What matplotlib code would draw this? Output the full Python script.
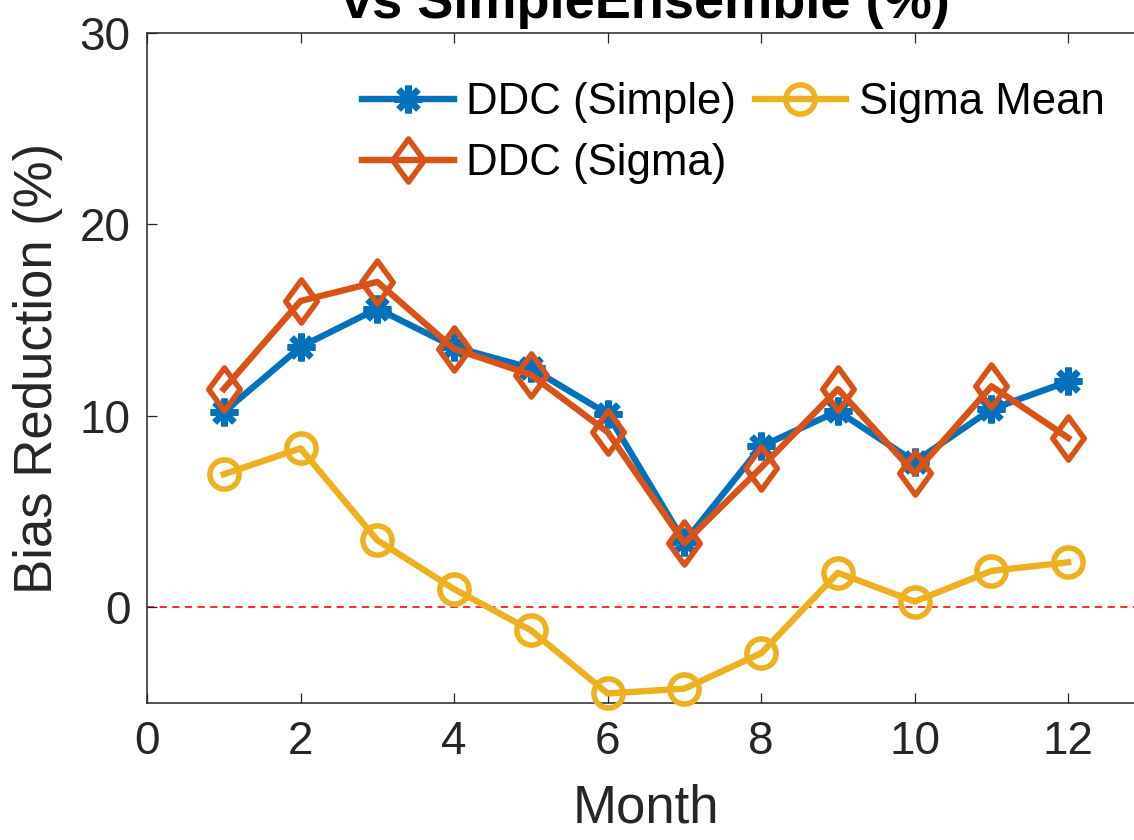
import numpy as np
import matplotlib
matplotlib.use('Agg')
import matplotlib.pyplot as plt
from matplotlib.path import Path

plt.rcParams['font.family'] = ['Liberation Sans', 'DejaVu Sans']

# monthly bias reduction vs SimpleEnsemble (%)
months = [1, 2, 3, 4, 5, 6, 7, 8, 9, 10, 11, 12]
ddc_simple = [10.2, 13.6, 15.6, 13.6, 12.5, 10.1, 3.4, 8.4, 10.25, 7.6, 10.35, 11.8]
ddc_sigma = [11.4, 16.0, 17.0, 13.5, 12.15, 9.15, 3.35, 7.3, 11.4, 7.0, 11.55, 8.85]
sigma_mean = [6.95, 8.3, 3.5, 0.95, -1.2, -4.5, -4.25, -2.4, 1.8, 0.3, 1.9, 2.35]

xticks = [0, 2, 4, 6, 8, 10, 12]
yticks = [0, 10, 20, 30]

blue = '#0072BD'
orange = '#D95319'
yellow = '#EDB120'
axcol = '#262626'

# MATLAB-style diamond: taller than wide
diamond = Path([(0, 1), (0.73, 0), (0, -1), (-0.73, 0), (0, 1)],
               [Path.MOVETO, Path.LINETO, Path.LINETO, Path.LINETO, Path.CLOSEPOLY])

fig = plt.figure(figsize=(11.34, 8.40), dpi=100)
ax = fig.add_axes([147 / 1134, 137 / 840, 998 / 1134, 670 / 840])

ax.axhline(0, color='#ff1a1a', lw=1.3, ls=(0, (4, 3)), zorder=1)

l1, = ax.plot(months, ddc_simple, color=blue, lw=4.6, marker=(8, 2, 0), ms=20, mew=4.6,
              label='DDC (Simple)', clip_on=False, zorder=3)
l2, = ax.plot(months, ddc_sigma, color=orange, lw=4.6, marker=diamond, ms=31, mew=4.0,
              mfc='none', label='DDC (Sigma)', clip_on=False, zorder=4)
l3, = ax.plot(months, sigma_mean, color=yellow, lw=4.6, marker='o', ms=21, mew=4.0,
              mfc='none', label='Sigma Mean', clip_on=False, zorder=3)

ax.set_xlim(0, 13)
ax.set_ylim(-5, 30)
ax.set_xticks(xticks)
ax.set_yticks(yticks)
for sp in ax.spines.values():
    sp.set_color(axcol)
    sp.set_linewidth(1.1)
ax.tick_params(direction='in', top=True, right=True, length=7, width=0.9,
               colors=axcol, labelsize=33, pad=12)

ax.set_xlabel('Month', fontsize=38, color=axcol, labelpad=14)
ax.set_ylabel('Bias Reduction (%)', fontsize=38, color=axcol, labelpad=12)
ax.set_title('vs SimpleEnsemble (%)', fontsize=39, fontweight='bold',
             y=1 + 15 / 670, pad=0, va='baseline', color='black')

leg = ax.legend(handles=[l1, l2, l3], ncol=2, frameon=False, fontsize=31.5,
                loc='upper left', bbox_to_anchor=(362 / 1134, 1 - 82 / 840),
                bbox_transform=fig.transFigure, borderpad=0, borderaxespad=0,
                handlelength=2.1, handletextpad=0.28, columnspacing=0.42,
                labelspacing=0.46, numpoints=1)

fig.savefig('out.png', dpi=100)
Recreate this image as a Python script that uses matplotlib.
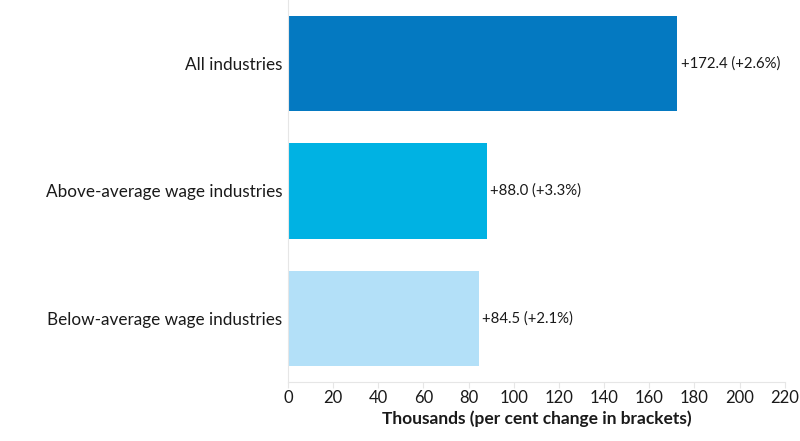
import matplotlib.pyplot as plt

plt.rcParams['font.family'] = ['Lato', 'DejaVu Sans']

categories = ['All industries', 'Above-average wage industries', 'Below-average wage industries']
values = [172.4, 88.0, 84.5]
pct_changes = ['+2.6%', '+3.3%', '+2.1%']
colors = ['#0479c1', '#00b2e3', '#b3e0f8']
x_ticks = list(range(0, 221, 20))

fig = plt.figure(figsize=(8, 4.41), dpi=100)
ax = fig.add_axes([0.36, 0.134, 0.621, 0.866])

y_pos = list(range(len(categories)))
ax.barh(y_pos, values, height=0.75, color=colors, zorder=2)

for y, v, p in zip(y_pos, values, pct_changes):
    ax.text(v + 1.5, y, f'+{v:.1f} ({p})', va='center', ha='left',
            fontsize=10.7, color='#1a1a1a')

ax.set_yticks(y_pos)
ax.set_yticklabels(categories, fontsize=12.3, color='#1a1a1a')
ax.set_ylim(2.5, -0.5)
ax.set_xlim(0, 220)
ax.set_xticks(x_ticks)
ax.set_xticklabels([str(t) for t in x_ticks], fontsize=12, color='#1a1a1a')
ax.tick_params(axis='y', length=0, pad=4)
ax.tick_params(axis='x', length=4, color='#e6e6e6', pad=2)
ax.set_xlabel('Thousands (per cent change in brackets)', fontsize=12.5,
              fontweight='bold', color='#1a1a1a', labelpad=3)

for side in ['top', 'right']:
    ax.spines[side].set_visible(False)
ax.spines['left'].set_color('#e6e6e6')
ax.spines['bottom'].set_color('#e6e6e6')

fig.savefig('out.png', dpi=100)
****************************************
** Exercise requirements **
Every record is to be reproduced exactly, with no pictures included.

** Full response **
What matplotlib code would draw this? Output the full Python script.
import numpy as np
import matplotlib
matplotlib.use('Agg')
import matplotlib.pyplot as plt
from matplotlib.path import Path

plt.rcParams['font.family'] = ['Liberation Sans', 'DejaVu Sans']

# monthly bias reduction vs SimpleEnsemble (%)
months = [1, 2, 3, 4, 5, 6, 7, 8, 9, 10, 11, 12]
ddc_simple = [10.2, 13.6, 15.6, 13.6, 12.5, 10.1, 3.4, 8.4, 10.25, 7.6, 10.35, 11.8]
ddc_sigma = [11.4, 16.0, 17.0, 13.5, 12.15, 9.15, 3.35, 7.3, 11.4, 7.0, 11.55, 8.85]
sigma_mean = [6.95, 8.3, 3.5, 0.95, -1.2, -4.5, -4.25, -2.4, 1.8, 0.3, 1.9, 2.35]

xticks = [0, 2, 4, 6, 8, 10, 12]
yticks = [0, 10, 20, 30]

blue = '#0072BD'
orange = '#D95319'
yellow = '#EDB120'
axcol = '#262626'

# MATLAB-style diamond: taller than wide
diamond = Path([(0, 1), (0.73, 0), (0, -1), (-0.73, 0), (0, 1)],
               [Path.MOVETO, Path.LINETO, Path.LINETO, Path.LINETO, Path.CLOSEPOLY])

fig = plt.figure(figsize=(11.34, 8.40), dpi=100)
ax = fig.add_axes([147 / 1134, 137 / 840, 998 / 1134, 670 / 840])

ax.axhline(0, color='#ff1a1a', lw=1.3, ls=(0, (4, 3)), zorder=1)

l1, = ax.plot(months, ddc_simple, color=blue, lw=4.6, marker=(8, 2, 0), ms=20, mew=4.6,
              label='DDC (Simple)', clip_on=False, zorder=3)
l2, = ax.plot(months, ddc_sigma, color=orange, lw=4.6, marker=diamond, ms=31, mew=4.0,
              mfc='none', label='DDC (Sigma)', clip_on=False, zorder=4)
l3, = ax.plot(months, sigma_mean, color=yellow, lw=4.6, marker='o', ms=21, mew=4.0,
              mfc='none', label='Sigma Mean', clip_on=False, zorder=3)

ax.set_xlim(0, 13)
ax.set_ylim(-5, 30)
ax.set_xticks(xticks)
ax.set_yticks(yticks)
for sp in ax.spines.values():
    sp.set_color(axcol)
    sp.set_linewidth(1.1)
ax.tick_params(direction='in', top=True, right=True, length=7, width=0.9,
               colors=axcol, labelsize=33, pad=12)

ax.set_xlabel('Month', fontsize=38, color=axcol, labelpad=14)
ax.set_ylabel('Bias Reduction (%)', fontsize=38, color=axcol, labelpad=12)
ax.set_title('vs SimpleEnsemble (%)', fontsize=39, fontweight='bold',
             y=1 + 15 / 670, pad=0, va='baseline', color='black')

leg = ax.legend(handles=[l1, l2, l3], ncol=2, frameon=False, fontsize=31.5,
                loc='upper left', bbox_to_anchor=(362 / 1134, 1 - 82 / 840),
                bbox_transform=fig.transFigure, borderpad=0, borderaxespad=0,
                handlelength=2.1, handletextpad=0.28, columnspacing=0.42,
                labelspacing=0.46, numpoints=1)

fig.savefig('out.png', dpi=100)
Recreate this image as a Python script that uses matplotlib.
import matplotlib.pyplot as plt

plt.rcParams['font.family'] = ['Lato', 'DejaVu Sans']

categories = ['All industries', 'Above-average wage industries', 'Below-average wage industries']
values = [172.4, 88.0, 84.5]
pct_changes = ['+2.6%', '+3.3%', '+2.1%']
colors = ['#0479c1', '#00b2e3', '#b3e0f8']
x_ticks = list(range(0, 221, 20))

fig = plt.figure(figsize=(8, 4.41), dpi=100)
ax = fig.add_axes([0.36, 0.134, 0.621, 0.866])

y_pos = list(range(len(categories)))
ax.barh(y_pos, values, height=0.75, color=colors, zorder=2)

for y, v, p in zip(y_pos, values, pct_changes):
    ax.text(v + 1.5, y, f'+{v:.1f} ({p})', va='center', ha='left',
            fontsize=10.7, color='#1a1a1a')

ax.set_yticks(y_pos)
ax.set_yticklabels(categories, fontsize=12.3, color='#1a1a1a')
ax.set_ylim(2.5, -0.5)
ax.set_xlim(0, 220)
ax.set_xticks(x_ticks)
ax.set_xticklabels([str(t) for t in x_ticks], fontsize=12, color='#1a1a1a')
ax.tick_params(axis='y', length=0, pad=4)
ax.tick_params(axis='x', length=4, color='#e6e6e6', pad=2)
ax.set_xlabel('Thousands (per cent change in brackets)', fontsize=12.5,
              fontweight='bold', color='#1a1a1a', labelpad=3)

for side in ['top', 'right']:
    ax.spines[side].set_visible(False)
ax.spines['left'].set_color('#e6e6e6')
ax.spines['bottom'].set_color('#e6e6e6')

fig.savefig('out.png', dpi=100)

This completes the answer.